(Entries from a dataset)
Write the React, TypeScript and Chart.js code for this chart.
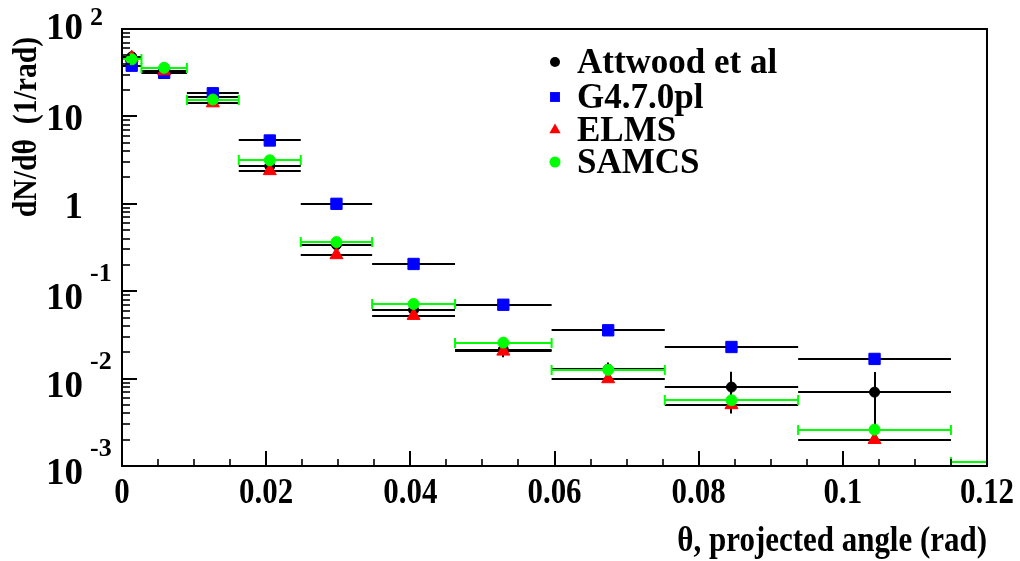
import { useEffect, useRef } from 'react';
import { Chart, registerables } from 'chart.js';

Chart.register(...registerables);

// Bin edges in projected angle (rad)
const binLow = [0, 0.0027, 0.009, 0.0162, 0.0248, 0.0347, 0.0462, 0.0596, 0.0753, 0.0938, 0.115];
const binHigh = [0.0027, 0.009, 0.0162, 0.0248, 0.0347, 0.0462, 0.0596, 0.0753, 0.0938, 0.115, 0.14];

// dN/dθ per bin (1/rad)
const attwood = [48, 33, 16.5, 2.7, 0.34, 0.061, 0.0215, 0.0128, 0.008, 0.007];
const attwoodErr = [2.0, 1.4, 0.8, 0.15, 0.025, 0.005, 0.004, 0.0025, 0.004, 0.0049];
const g4 = [38, 31.5, 18.4, 5.3, 1.0, 0.205, 0.07, 0.0357, 0.023, 0.0168];
const elms = [47, 33, 14.2, 2.38, 0.26, 0.0525, 0.0205, 0.0099, 0.005, 0.002];
const samcs = [45, 36, 15.6, 3.15, 0.365, 0.0715, 0.0258, 0.0126, 0.00565, 0.00261, 0.0011];

// Axis ticks
const xTickValues = [0, 0.02, 0.04, 0.06, 0.08, 0.1, 0.12];
const xTickLabels = ['0', '0.02', '0.04', '0.06', '0.08', '0.1', '0.12'];
const yDecades = [100, 10, 1, 0.1, 0.01, 0.001];
const yDecadeBase = ['10', '10', '1', '10', '10', '10'];
const yDecadeExp = ['2', '', '', '-1', '-2', '-3'];

const FONT = '"Liberation Serif", "Times New Roman", serif';

type Marker = 'circle' | 'rect' | 'triangle';
type Series = {
  label: string;
  values: number[];
  errors?: number[];
  color: string;
  barColor: string;
  marker: Marker;
  radius: number;
  legendRadius: number;
  caps: boolean;
};

const series: Series[] = [
  { label: 'Attwood et al', values: attwood, errors: attwoodErr, color: '#000000', barColor: '#000000', marker: 'circle', radius: 5, legendRadius: 5, caps: false },
  { label: 'G4.7.0pl', values: g4, color: '#0000ff', barColor: '#000000', marker: 'rect', radius: 8, legendRadius: 7, caps: false },
  { label: 'ELMS', values: elms, color: '#ff0000', barColor: '#000000', marker: 'triangle', radius: 7.5, legendRadius: 6.5, caps: false },
  { label: 'SAMCS', values: samcs, color: '#00ff00', barColor: '#00ff00', marker: 'circle', radius: 5.5, legendRadius: 5.5, caps: true },
];

const binCenter = (i: number) => (binLow[i] + binHigh[i]) / 2;

// Horizontal bin-width bars (and vertical errors) drawn just before each dataset's markers
const binBarsPlugin = {
  id: 'binBars',
  beforeDatasetDraw(chart: any, args: any) {
    const s = series[args.index];
    if (!s) return;
    const { ctx, chartArea: a } = chart;
    const xs = chart.scales.x;
    const ys = chart.scales.y;
    ctx.save();
    ctx.beginPath();
    ctx.rect(a.left, a.top, a.right - a.left, a.bottom - a.top);
    ctx.clip();
    ctx.strokeStyle = s.barColor;
    ctx.lineWidth = 2;
    s.values.forEach((v, i) => {
      const py = Math.round(ys.getPixelForValue(v));
      const x0 = xs.getPixelForValue(binLow[i]);
      const x1 = xs.getPixelForValue(binHigh[i]);
      ctx.beginPath();
      ctx.moveTo(x0, py);
      ctx.lineTo(x1, py);
      if (s.caps) {
        ctx.moveTo(x0, py - 5);
        ctx.lineTo(x0, py + 5);
        ctx.moveTo(x1, py - 5);
        ctx.lineTo(x1, py + 5);
      }
      if (s.errors) {
        const e = s.errors[i];
        const px = Math.round(xs.getPixelForValue(binCenter(i)));
        ctx.moveTo(px, ys.getPixelForValue(v + e));
        ctx.lineTo(px, ys.getPixelForValue(Math.max(v - e, 1e-6)));
      }
      ctx.stroke();
    });
    ctx.restore();
  },
};

function drawMarker(ctx: CanvasRenderingContext2D, m: Marker, x: number, y: number, r: number, color: string) {
  ctx.fillStyle = color;
  ctx.beginPath();
  if (m === 'circle') {
    ctx.arc(x, y, r, 0, Math.PI * 2);
  } else if (m === 'rect') {
    const h = r * Math.SQRT1_2;
    ctx.rect(x - h, y - h, 2 * h, 2 * h);
  } else {
    ctx.moveTo(x, y - r);
    ctx.lineTo(x + r * Math.sin((2 * Math.PI) / 3), y + r * 0.5);
    ctx.lineTo(x - r * Math.sin((2 * Math.PI) / 3), y + r * 0.5);
    ctx.closePath();
  }
  ctx.fill();
}

// Frame, inward ticks, labels, titles and legend
const framePlugin = {
  id: 'frameAxes',
  afterDraw(chart: any) {
    const { ctx, chartArea: a } = chart;
    const xs = chart.scales.x;
    const ys = chart.scales.y;
    ctx.save();
    ctx.strokeStyle = '#000';
    ctx.fillStyle = '#000';

    // frame
    ctx.lineWidth = 2;
    ctx.strokeRect(a.left, a.top, a.right - a.left, a.bottom - a.top);

    // y ticks (log)
    for (let d = -3; d <= 2; d++) {
      const base = Math.pow(10, d);
      const yMaj = Math.round(ys.getPixelForValue(base));
      ctx.lineWidth = 2;
      ctx.beginPath();
      ctx.moveTo(a.left, yMaj);
      ctx.lineTo(a.left + 15, yMaj);
      ctx.stroke();
      if (d < 2) {
        ctx.lineWidth = 1.6;
        for (let m = 2; m <= 9; m++) {
          const yy = Math.round(ys.getPixelForValue(m * base));
          ctx.beginPath();
          ctx.moveTo(a.left, yy);
          ctx.lineTo(a.left + 8, yy);
          ctx.stroke();
        }
      }
    }

    // x ticks
    for (let k = 0; k <= 24; k++) {
      const xx = Math.round(xs.getPixelForValue(k * 0.005));
      const major = k % 4 === 0;
      ctx.lineWidth = major ? 2 : 1.6;
      ctx.beginPath();
      ctx.moveTo(xx, a.bottom);
      ctx.lineTo(xx, a.bottom - (major ? 15 : 7));
      ctx.stroke();
    }

    // x labels
    ctx.font = `bold 36px ${FONT}`;
    ctx.textAlign = 'center';
    ctx.textBaseline = 'alphabetic';
    xTickValues.forEach((v, i) => {
      const px = xs.getPixelForValue(v);
      ctx.save();
      ctx.translate(px, 503);
      ctx.scale(0.86, 1);
      ctx.fillText(xTickLabels[i], 0, 0);
      ctx.restore();
    });

    // y labels with superscript exponents
    yDecades.forEach((v, i) => {
      const py = ys.getPixelForValue(v);
      const exp = yDecadeExp[i];
      const neg = exp.startsWith('-');
      const baseY = i === 0 ? py + 10 : neg ? py + 18 : py + 14;
      ctx.font = `bold 37px ${FONT}`;
      ctx.textAlign = 'right';
      ctx.fillText(yDecadeBase[i], 83, baseY);
      if (exp) {
        ctx.font = `bold 26px ${FONT}`;
        ctx.textAlign = 'left';
        ctx.fillText(exp, 90, i === 0 ? py - 4 : py - 10);
      }
    });

    // axis titles
    ctx.font = `bold 36px ${FONT}`;
    ctx.textAlign = 'right';
    ctx.save();
    ctx.translate(a.right, 551);
    ctx.scale(0.86, 1);
    ctx.fillText('θ, projected angle (rad)', 0, 0);
    ctx.restore();

    ctx.save();
    ctx.translate(27, 127);
    ctx.rotate(-Math.PI / 2);
    ctx.scale(0.9, 1);
    ctx.font = `bold 33px ${FONT}`;
    ctx.textAlign = 'center';
    ctx.textBaseline = 'middle';
    ctx.fillText('dN/dθ  (1/rad)', 0, 0);
    ctx.restore();

    // legend
    const rows = [62, 97, 130, 162];
    ctx.font = `bold 35px ${FONT}`;
    ctx.textAlign = 'left';
    ctx.textBaseline = 'alphabetic';
    series.forEach((s, i) => {
      const ry = rows[i];
      drawMarker(ctx, s.marker, 555, ry, s.legendRadius, s.color);
      ctx.fillStyle = '#000';
      ctx.fillText(s.label, 577, ry + 11);
    });

    ctx.restore();
  },
};

export default function App() {
  const canvasRef = useRef<HTMLCanvasElement | null>(null);

  useEffect(() => {
    const canvas = canvasRef.current;
    if (!canvas) return;
    // order: lower numbers are painted last (on top)
    const orders = [4, 3, 2, 1];
    const chart = new Chart(canvas, {
      type: 'scatter',
      data: {
        datasets: series.map((s, k) => ({
          label: s.label,
          data: s.values.map((v, i) => ({ x: binCenter(i), y: v })),
          pointStyle: s.marker,
          pointRadius: s.radius,
          pointHoverRadius: s.radius,
          backgroundColor: s.color,
          borderColor: s.color,
          borderWidth: 1,
          showLine: false,
          order: orders[k],
        })),
      },
      options: {
        animation: false,
        responsive: false,
        devicePixelRatio: 1,
        events: [],
        layout: { padding: { left: 122, right: 33, top: 29, bottom: 95 } },
        plugins: {
          legend: { display: false },
          tooltip: { enabled: false },
        },
        scales: {
          x: { type: 'linear', min: 0, max: 0.12, display: false },
          y: { type: 'logarithmic', min: 0.001, max: 100, display: false },
        },
      },
      plugins: [binBarsPlugin, framePlugin],
    });
    return () => chart.destroy();
  }, []);

  return (
    <div style={{ position: 'absolute', left: 0, top: 0, width: 1020, height: 561, background: '#fff' }}>
      <canvas ref={canvasRef} width={1020} height={561} />
    </div>
  );
}
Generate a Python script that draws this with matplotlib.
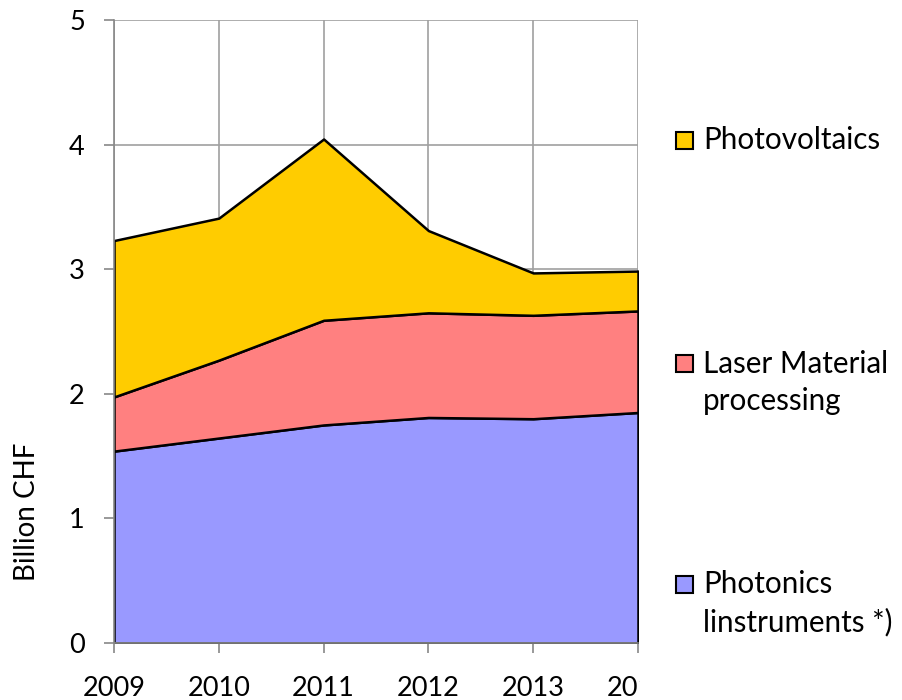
import matplotlib
matplotlib.use("Agg")
import matplotlib.pyplot as plt
from matplotlib.patches import Rectangle
from matplotlib.transforms import Bbox
import numpy as np

plt.rcParams['font.family'] = ['Lato', 'DejaVu Sans']

# data (billion CHF)
years = [2009, 2010, 2011, 2012, 2013, 2014]
photonics = [1.54, 1.645, 1.75, 1.81, 1.80, 1.85]
laser = [0.435, 0.625, 0.84, 0.84, 0.83, 0.815]
photovoltaics = [1.255, 1.14, 1.455, 0.66, 0.34, 0.32]
labels = ['Photonics\nlinstruments *)', 'Laser Material\nprocessing', 'Photovoltaics']
colors = ['#9999FF', '#FF8080', '#FFCC00']

fig = plt.figure(figsize=(9.03, 7), dpi=100)
ax = fig.add_axes([114/903, 57/700, 524/903, 623/700])

ax.stackplot(years, photonics, laser, photovoltaics, colors=colors,
             edgecolor='black', linewidth=1.8)

ax.set_xlim(2009, 2014)
ax.set_ylim(0, 5)
ax.set_xticks(years)
ax.set_yticks(range(6))
ax.grid(True, color='#A0A0A0', linewidth=1.2)
ax.set_axisbelow(True)
for s in ['top', 'right']:
    ax.spines[s].set_visible(False)
for s in ['left', 'bottom']:
    ax.spines[s].set_color('#888888')
    ax.spines[s].set_linewidth(1.2)
    ax.spines[s].set_zorder(3)
ax.tick_params(axis='both', direction='out', length=7, color='#888888', width=1.2,
               labelsize=19.5)
ax.tick_params(axis='x', pad=17)
ax.tick_params(axis='y', pad=14)
ax.set_ylabel('Billion CHF', fontsize=20)
ax.yaxis.set_label_coords(-0.141, 0.21)

# the original is cropped at the right edge of the plot
clip = Bbox.from_extents(0, 0, 640, 700)
for lab in ax.get_xticklabels():
    lab.set_clip_on(True)
    lab.set_clip_box(clip)

# legend, placed by hand like the original (first-line centre, block centre)
entries = [(labels[2], colors[2], 140, 140),
           (labels[1], colors[1], 363, 382.5),
           (labels[0], colors[0], 584, 603.5)]
for text, col, ytop, ymid in entries:
    fig.patches.append(Rectangle((676/903, 1 - (ytop + 9)/700), 17/903, 17/700,
                                 transform=fig.transFigure, facecolor=col,
                                 edgecolor='black', linewidth=1.5))
    fig.text(703/903, 1 - ymid/700, text, fontsize=21.3, va='center', ha='left',
             linespacing=1.4)

fig.savefig('out.png', dpi=100)
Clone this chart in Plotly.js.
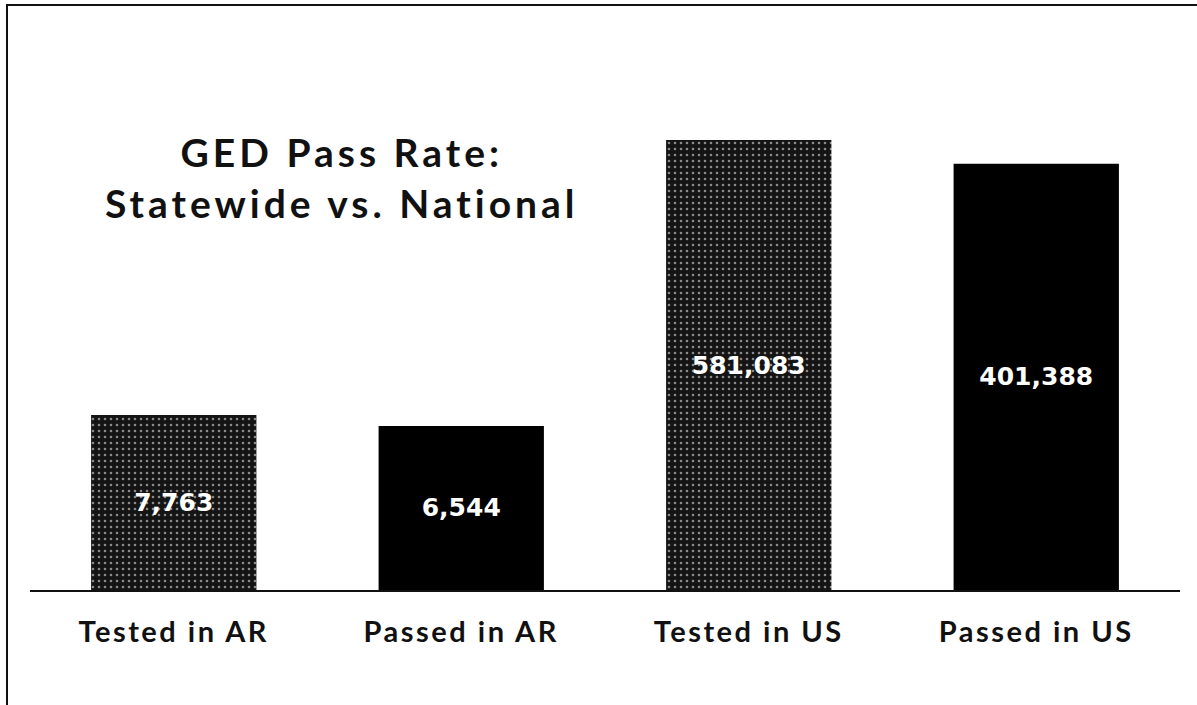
<!DOCTYPE html>
<html>
<head>
<meta charset="utf-8">
<script src="https://cdn.plot.ly/plotly-3.0.1.min.js"></script>
<style>
  html, body { margin: 0; padding: 0; background: #fff; }
  #wrap { position: relative; width: 1197px; height: 705px; overflow: hidden; }
  #chart { width: 1197px; height: 705px; }
  #bl { position: absolute; left: 6px; top: 4px; width: 2px; height: 701px; background: #111; pointer-events: none; }
  #bt { position: absolute; left: 6px; top: 4px; width: 1191px; height: 2px; background: #111; pointer-events: none; }
  .annotation-text { letter-spacing: 4px; }
  .xtick text { letter-spacing: 2.5px; }
</style>
</head>
<body>
<div id="wrap">
  <div id="chart"></div>
  <div id="bl"></div>
  <div id="bt"></div>
</div>
<script>
const categories = ["Tested in AR", "Passed in AR", "Tested in US", "Passed in US"];
const values = [7763, 6544, 581083, 401388];
const valueLabels = ["7,763", "6,544", "581,083", "401,388"];
const titleLines = ["GED Pass Rate:", "Statewide vs. National"];

const barColors = ["#141414", "#000000", "#141414", "#000000"];
const patternShapes = [".", "", ".", ""];

const trace = {
  type: "bar",
  x: categories,
  y: values,
  text: valueLabels,
  textposition: "inside",
  insidetextanchor: "middle",
  textangle: 0,
  constraintext: "none",
  textfont: { family: "DejaVu Sans, Verdana, sans-serif", size: 25, color: "#ffffff", weight: "bold" },
  hoverinfo: "x+y",
  marker: {
    color: barColors,
    line: { width: 0 },
    pattern: { shape: patternShapes, fillmode: "overlay", fgcolor: "#6a6a6a", size: 6, solidity: 0.15 }
  }
};

const layout = {
  width: 1197,
  height: 705,
  margin: { l: 30, r: 17, t: 20, b: 115 },
  paper_bgcolor: "#ffffff",
  plot_bgcolor: "#ffffff",
  showlegend: false,
  bargap: 0.425,
  xaxis: {
    type: "category",
    showline: true,
    linecolor: "#111111",
    linewidth: 2,
    ticks: "outside",
    ticklen: 15,
    tickcolor: "rgba(0,0,0,0)",
    tickfont: { family: "Lato, 'Open Sans', sans-serif", size: 29, color: "#111111", weight: "bold" },
    showgrid: false,
    zeroline: false,
    fixedrange: true
  },
  yaxis: {
    type: "log",
    range: [2.697, 6.583],
    visible: false,
    showgrid: false,
    zeroline: false,
    fixedrange: true
  },
  annotations: [
    {
      xref: "paper", yref: "paper",
      x: (342 - 30) / 1150, y: 1 - (178 - 20) / 570,
      xanchor: "center", yanchor: "middle",
      text: titleLines.join("<br>"),
      showarrow: false,
      align: "center",
      font: { family: "Lato, 'Open Sans', sans-serif", size: 39, color: "#111111", weight: "bold" }
    }
  ]
};

Plotly.newPlot("chart", [trace], layout, { displayModeBar: false, staticPlot: true });
</script>
</body>
</html>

▸ Requirements:
Would you reproduce the lines above, from the very first through the line containing "0.0938, 0.115, 0.14];", exactly and without the pictures?

▸ Task response:
Write the React, TypeScript and Chart.js code for this chart.
import { useEffect, useRef } from 'react';
import { Chart, registerables } from 'chart.js';

Chart.register(...registerables);

// Bin edges in projected angle (rad)
const binLow = [0, 0.0027, 0.009, 0.0162, 0.0248, 0.0347, 0.0462, 0.0596, 0.0753, 0.0938, 0.115];
const binHigh = [0.0027, 0.009, 0.0162, 0.0248, 0.0347, 0.0462, 0.0596, 0.0753, 0.0938, 0.115, 0.14];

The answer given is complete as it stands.